Comptes-rendus

Vous avez dit « wokisme » ?

Soixante auteurs parmi lesquels nombre d’intellectuels reconnus, plus de cinq-cents pages, autant dire que la vague woke a quelques digues à franchir avant de submerger ce pays. La publication du colloque organisé en janvier 2022 par l’Observatoire du décolonialisme et le Collège de philosophie recevra sans doute autant d’applaudissements que de critiques. Ce gros ouvrages envisage successivement la déconstruction, les impasses de l’intersectionnalité, les défis de la reconstruction et se termine par une quatrième partie consacrée aux diverses disciplines scientifiques. On regrette d’emblée l’absence d’un index qui aurait pu déjà lister tous les mots récents ou recyclés ou des expressions appartenant au vocabulaire des partisans de la nouvelle déconstruction : critical social justice, logique systémique, inférioriser, subalternes, phallogocentré, patriarcat, masculinisation, masculinité toxique, manspreading, mansplaining, manterruptif, féminicide, écriture inclusive, écoféminisme, queer, LGBTQ+, cisgenres, TERF (trans exclusionary radical feminists), écriture inclusive, décolonial, postcolonial, colonialité, black face, racisé, inclusion, critical race theory, black lives matter, orientalisme, privilège blanc, fragilité blanche, déblanchir, islamophobie, Hijab Day. Plus quelques termes qui font partie du vocabulaire des critiques du wokisme, comme wokisme lui-même et cancel culture, islamo-gauchisme, veil fashion, veil washing, lyssenkisme, psittacisme, obscurantisme, post-vérité et même déconstruction qui est le plus souvent désormais employé péjorativement à l’encontre tantôt de Derrida lui-même (si ce n’est Heidegger et son Abbau/Destruktion), tantôt de ceux qui le citent sans l’avoir compris.
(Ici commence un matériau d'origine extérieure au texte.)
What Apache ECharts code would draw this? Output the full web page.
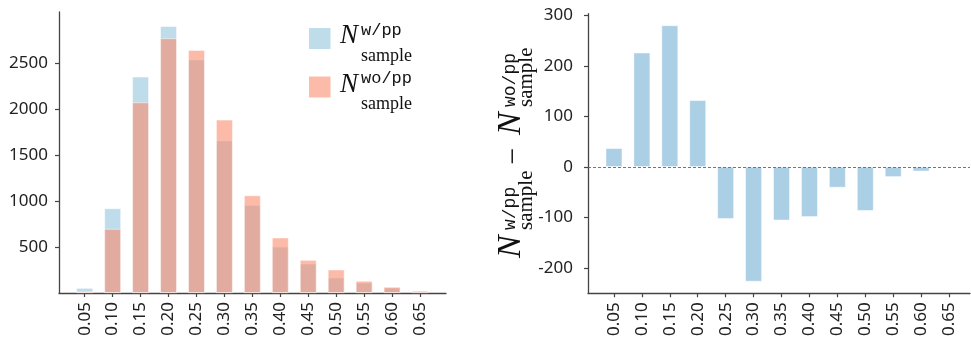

On n’entrera pas dans les détours d’un ouvrage qui, encore une fois, ne pourra pas être reçu de la même façon par les deux partis. Certains partisans du wokisme devraient néanmoins s’interroger sur des comportements qui contredisent la tolérance censée régner au sein de l’Alma mater. Ils pourraient en outre se poser au moins ces trois questions. 1) Est-il faux de dire que la critique des enseignements trop unilatéraux, à l’instar de ceux qui oublient les atrocités inhérentes à la colonisation, tombe souvent dans le même travers en ne considérant dans l’esclavage que la traite atlantique et en passant systématiquement sous silence à la fois le fait général de l’esclavage et la traite orientale plus longue et qui fit davantage de victimes ? 2) Si les malheurs présents de l’Afrique s’expliquent par la colonisation passée, pourquoi un pays comme le Vietnam, par exemple, qui a connu une colonisation tout aussi longue et brutale, ne connaît pas aujourd’hui les mêmes maux que l’Afrique ? 3) Comment enfin résoudre les contradictions qui surgissent dès qu’on renonce à l’universel et qu’on favorise les particularismes, comment par exemple défendre à la fois les femmes et les musulmans ?

Emmanuelle Hénin, Xavier Laurent Salvador, Pierre Henri Tavoillot (dir.), Actes du colloque Après la déconstruction – L’université au défi des idéologies, Odile Jacob, 2023, 528 p., 28,90 €.